Edit: Not Norway - Doh!

sisve 4 hours ago | parent | next [-]

Norwegian here.

- We have a lot of hydro, that are very cheap to produces and for some of the power plants we fill up water by using solar and wind when that is very cheap and generate power back when it's demand for it (meaning selling it expensive)

-Norway export more then we are importing. But that could shift in the coming years.

-Nuclear power are expensive, so with the current prices it do not make sense to have nuclear in Norway. Thought that could change (see point 2)

- not sure what you mean by "little land usable", you can absolutely be correct. in terms of size we are bigger then Germany. But I'm not sure how much usable land there is vs other countries. We do not have that big population but it's spread out and no one wants a wind park in their neighborhood

iso1631 3 hours ago | parent [-]

Sorry not sure why I wrote Norway rather than Austria!

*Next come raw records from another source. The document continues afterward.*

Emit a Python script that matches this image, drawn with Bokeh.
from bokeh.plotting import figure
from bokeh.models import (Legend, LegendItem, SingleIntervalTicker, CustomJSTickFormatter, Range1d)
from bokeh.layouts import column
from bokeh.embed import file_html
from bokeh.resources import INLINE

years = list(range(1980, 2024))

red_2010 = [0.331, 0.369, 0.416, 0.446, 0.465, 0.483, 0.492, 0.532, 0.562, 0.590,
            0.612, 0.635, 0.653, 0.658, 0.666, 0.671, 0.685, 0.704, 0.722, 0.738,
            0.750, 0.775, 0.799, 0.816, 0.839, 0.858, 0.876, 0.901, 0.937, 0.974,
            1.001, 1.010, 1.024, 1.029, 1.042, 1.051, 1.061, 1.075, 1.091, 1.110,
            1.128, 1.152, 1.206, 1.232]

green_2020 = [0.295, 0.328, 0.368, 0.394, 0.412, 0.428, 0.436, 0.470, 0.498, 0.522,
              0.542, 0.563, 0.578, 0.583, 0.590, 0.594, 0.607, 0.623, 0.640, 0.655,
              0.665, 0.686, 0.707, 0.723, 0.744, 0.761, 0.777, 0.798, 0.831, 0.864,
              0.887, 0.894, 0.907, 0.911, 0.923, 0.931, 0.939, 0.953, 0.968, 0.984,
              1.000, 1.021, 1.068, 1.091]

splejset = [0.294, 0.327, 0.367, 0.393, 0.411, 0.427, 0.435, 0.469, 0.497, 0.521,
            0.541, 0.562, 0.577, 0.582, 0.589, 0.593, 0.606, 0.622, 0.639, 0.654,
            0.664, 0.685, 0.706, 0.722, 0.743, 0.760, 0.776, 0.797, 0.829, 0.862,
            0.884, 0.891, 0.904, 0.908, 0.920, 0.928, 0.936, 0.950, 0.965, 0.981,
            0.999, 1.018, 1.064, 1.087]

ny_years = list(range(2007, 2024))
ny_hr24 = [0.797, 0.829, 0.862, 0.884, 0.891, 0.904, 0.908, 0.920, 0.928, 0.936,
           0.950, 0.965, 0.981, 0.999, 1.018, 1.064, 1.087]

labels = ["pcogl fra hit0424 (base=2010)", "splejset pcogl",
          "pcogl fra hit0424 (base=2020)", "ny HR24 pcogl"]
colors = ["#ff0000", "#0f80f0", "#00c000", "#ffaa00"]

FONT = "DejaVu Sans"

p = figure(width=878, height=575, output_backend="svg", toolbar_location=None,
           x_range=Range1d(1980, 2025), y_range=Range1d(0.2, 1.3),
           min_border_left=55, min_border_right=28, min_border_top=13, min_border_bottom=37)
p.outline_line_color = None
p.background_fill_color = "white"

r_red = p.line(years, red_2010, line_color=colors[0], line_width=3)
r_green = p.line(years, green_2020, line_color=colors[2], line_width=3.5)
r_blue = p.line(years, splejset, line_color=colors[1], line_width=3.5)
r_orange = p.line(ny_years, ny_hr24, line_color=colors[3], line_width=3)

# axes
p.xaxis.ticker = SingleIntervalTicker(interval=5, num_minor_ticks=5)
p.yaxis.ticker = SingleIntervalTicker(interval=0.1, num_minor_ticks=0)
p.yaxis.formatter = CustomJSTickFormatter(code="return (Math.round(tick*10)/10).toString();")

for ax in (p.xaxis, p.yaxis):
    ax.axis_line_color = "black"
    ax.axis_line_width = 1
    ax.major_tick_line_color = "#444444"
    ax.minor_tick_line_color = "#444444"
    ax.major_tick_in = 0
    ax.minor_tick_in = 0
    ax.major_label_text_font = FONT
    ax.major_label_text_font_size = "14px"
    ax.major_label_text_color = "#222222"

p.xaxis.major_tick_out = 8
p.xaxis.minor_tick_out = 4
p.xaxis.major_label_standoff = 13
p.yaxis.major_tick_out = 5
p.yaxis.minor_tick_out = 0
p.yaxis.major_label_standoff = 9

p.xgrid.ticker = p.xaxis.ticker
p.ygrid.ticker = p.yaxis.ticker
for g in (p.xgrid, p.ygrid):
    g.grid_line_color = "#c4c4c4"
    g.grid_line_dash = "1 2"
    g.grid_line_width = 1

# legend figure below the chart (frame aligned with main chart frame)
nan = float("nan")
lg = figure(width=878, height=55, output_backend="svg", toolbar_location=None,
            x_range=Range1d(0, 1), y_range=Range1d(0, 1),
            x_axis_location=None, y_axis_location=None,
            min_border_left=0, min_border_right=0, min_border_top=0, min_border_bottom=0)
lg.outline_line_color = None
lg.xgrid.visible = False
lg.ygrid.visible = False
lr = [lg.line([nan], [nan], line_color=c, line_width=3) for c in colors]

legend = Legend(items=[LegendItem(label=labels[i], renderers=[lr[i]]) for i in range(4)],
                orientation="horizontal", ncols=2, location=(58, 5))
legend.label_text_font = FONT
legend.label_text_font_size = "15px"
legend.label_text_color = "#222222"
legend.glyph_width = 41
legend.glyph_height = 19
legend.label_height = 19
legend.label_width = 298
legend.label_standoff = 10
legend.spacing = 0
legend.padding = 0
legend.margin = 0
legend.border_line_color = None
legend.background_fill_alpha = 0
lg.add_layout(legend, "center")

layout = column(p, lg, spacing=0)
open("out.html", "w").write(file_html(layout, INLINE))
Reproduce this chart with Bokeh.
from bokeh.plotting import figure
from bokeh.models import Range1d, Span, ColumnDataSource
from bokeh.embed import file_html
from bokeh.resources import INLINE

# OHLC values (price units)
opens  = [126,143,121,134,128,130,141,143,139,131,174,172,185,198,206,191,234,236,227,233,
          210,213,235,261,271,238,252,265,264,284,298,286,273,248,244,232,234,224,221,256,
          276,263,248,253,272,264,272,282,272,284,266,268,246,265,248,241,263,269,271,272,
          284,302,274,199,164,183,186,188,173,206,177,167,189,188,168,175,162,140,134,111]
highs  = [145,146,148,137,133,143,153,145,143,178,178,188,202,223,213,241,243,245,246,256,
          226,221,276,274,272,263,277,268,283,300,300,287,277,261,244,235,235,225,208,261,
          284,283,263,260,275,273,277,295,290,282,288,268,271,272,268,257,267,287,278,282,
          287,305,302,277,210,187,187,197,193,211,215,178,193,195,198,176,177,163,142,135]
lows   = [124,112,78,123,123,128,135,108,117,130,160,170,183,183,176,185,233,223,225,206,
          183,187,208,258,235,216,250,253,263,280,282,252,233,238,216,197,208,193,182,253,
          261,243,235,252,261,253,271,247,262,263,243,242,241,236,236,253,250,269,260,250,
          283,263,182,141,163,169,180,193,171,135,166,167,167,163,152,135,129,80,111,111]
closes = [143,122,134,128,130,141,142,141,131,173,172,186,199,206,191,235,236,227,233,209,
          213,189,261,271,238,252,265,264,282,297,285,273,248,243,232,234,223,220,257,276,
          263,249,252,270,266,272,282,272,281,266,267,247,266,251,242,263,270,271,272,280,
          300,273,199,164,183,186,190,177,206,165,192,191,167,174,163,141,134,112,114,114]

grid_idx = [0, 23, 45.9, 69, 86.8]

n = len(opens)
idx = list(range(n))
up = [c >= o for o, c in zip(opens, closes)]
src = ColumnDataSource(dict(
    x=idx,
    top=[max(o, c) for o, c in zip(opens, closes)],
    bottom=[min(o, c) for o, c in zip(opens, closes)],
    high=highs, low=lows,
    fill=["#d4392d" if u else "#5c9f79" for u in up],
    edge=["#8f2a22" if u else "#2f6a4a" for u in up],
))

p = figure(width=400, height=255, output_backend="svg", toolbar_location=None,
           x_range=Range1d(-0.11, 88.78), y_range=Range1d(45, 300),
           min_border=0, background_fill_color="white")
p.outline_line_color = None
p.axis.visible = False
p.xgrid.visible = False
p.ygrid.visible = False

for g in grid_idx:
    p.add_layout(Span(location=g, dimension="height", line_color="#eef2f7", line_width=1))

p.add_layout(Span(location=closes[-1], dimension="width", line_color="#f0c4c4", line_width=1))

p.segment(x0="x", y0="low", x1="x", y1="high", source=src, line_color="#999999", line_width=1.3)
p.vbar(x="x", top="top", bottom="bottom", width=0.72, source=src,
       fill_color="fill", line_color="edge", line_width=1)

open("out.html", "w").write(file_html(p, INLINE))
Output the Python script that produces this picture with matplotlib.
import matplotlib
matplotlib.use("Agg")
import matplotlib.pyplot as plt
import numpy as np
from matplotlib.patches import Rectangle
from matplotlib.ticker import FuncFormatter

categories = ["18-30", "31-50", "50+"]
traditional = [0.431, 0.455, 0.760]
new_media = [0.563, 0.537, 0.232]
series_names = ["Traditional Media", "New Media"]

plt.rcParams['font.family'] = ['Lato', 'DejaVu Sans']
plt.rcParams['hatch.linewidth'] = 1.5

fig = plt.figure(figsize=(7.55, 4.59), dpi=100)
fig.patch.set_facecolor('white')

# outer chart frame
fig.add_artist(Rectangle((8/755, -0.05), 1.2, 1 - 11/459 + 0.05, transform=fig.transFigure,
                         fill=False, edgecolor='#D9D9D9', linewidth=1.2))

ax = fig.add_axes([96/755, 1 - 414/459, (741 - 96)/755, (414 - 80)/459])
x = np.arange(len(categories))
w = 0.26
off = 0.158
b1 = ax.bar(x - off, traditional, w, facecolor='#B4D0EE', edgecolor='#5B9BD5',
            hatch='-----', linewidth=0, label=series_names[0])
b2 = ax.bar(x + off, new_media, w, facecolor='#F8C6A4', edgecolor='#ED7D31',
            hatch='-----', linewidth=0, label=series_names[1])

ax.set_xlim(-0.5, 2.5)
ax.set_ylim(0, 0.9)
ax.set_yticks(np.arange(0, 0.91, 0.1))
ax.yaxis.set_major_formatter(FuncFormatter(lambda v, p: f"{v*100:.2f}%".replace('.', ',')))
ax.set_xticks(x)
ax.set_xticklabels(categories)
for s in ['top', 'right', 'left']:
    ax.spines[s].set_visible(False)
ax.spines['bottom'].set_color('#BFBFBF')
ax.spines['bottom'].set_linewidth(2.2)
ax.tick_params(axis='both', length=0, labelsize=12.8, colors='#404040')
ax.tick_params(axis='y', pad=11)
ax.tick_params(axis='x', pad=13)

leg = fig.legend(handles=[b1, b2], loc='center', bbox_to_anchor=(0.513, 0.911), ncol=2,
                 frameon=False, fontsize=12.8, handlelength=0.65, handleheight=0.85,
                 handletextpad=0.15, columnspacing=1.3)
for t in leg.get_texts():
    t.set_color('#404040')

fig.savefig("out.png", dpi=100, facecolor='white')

Obviously Norway has massive amounts of offshore wind potential too

marcyb5st 4 hours ago | parent | prev [-]

I think he was referring to hydro with all the mountains it is actually prime real estate for dams.

philipwhiuk 4 hours ago | parent | prev [-]

They can always sell the electricity

this_user 4 hours ago | parent [-]

It's far too expensive for that with how cheap renewables are making electricity. France is already struggling with that.

orwin 4 hours ago | parent | next [-]

Technically yes, but also no. The European electricity market have way, way to many rules and caveat to draw any conclusion, especially France with ARENH and other distortions.

It's probably too expensive, because the best way to make nuclear cheap is to build it 'at scale', and here I mean, continuously. You need a company that will get a reactor out of the ground every year or so, continuously, to avoid loosing knowledge and build upon failures or success.

I know three persons who work or used to work directly with nuke plants, one my age who is currently working in getting the newest french reactors off the ground, and two who are friends of my father, one who finished his career in China, and the other became a submarine welder. From the discussion I've listened to, and especially from the welder, the technical requirements are very high, knowledge and techniques have been lost and making nuke plants correctly nowadays on the first try would be a miracle (he is also very skeptical of the first wave of french reactors), you need to iterate and build knowledge, which isn't cheap.

Chaosvex 4 hours ago | parent | prev | next [-]

Sure wish the UK could get some of this cheap renewable energy you're referencing.

mpweiher 4 hours ago | parent | prev [-]

That turns out not to be the case.

France is not "struggling", they are once again the #1 electricity exporter in Europe, with low-electricity prices, reliable supply, huge profits, and world-beating CO₂ emissions.

Their newest energy roadmap has drastically reduced renewables build-out, while at the same including first 6 and then 8 new EPR2 reactors.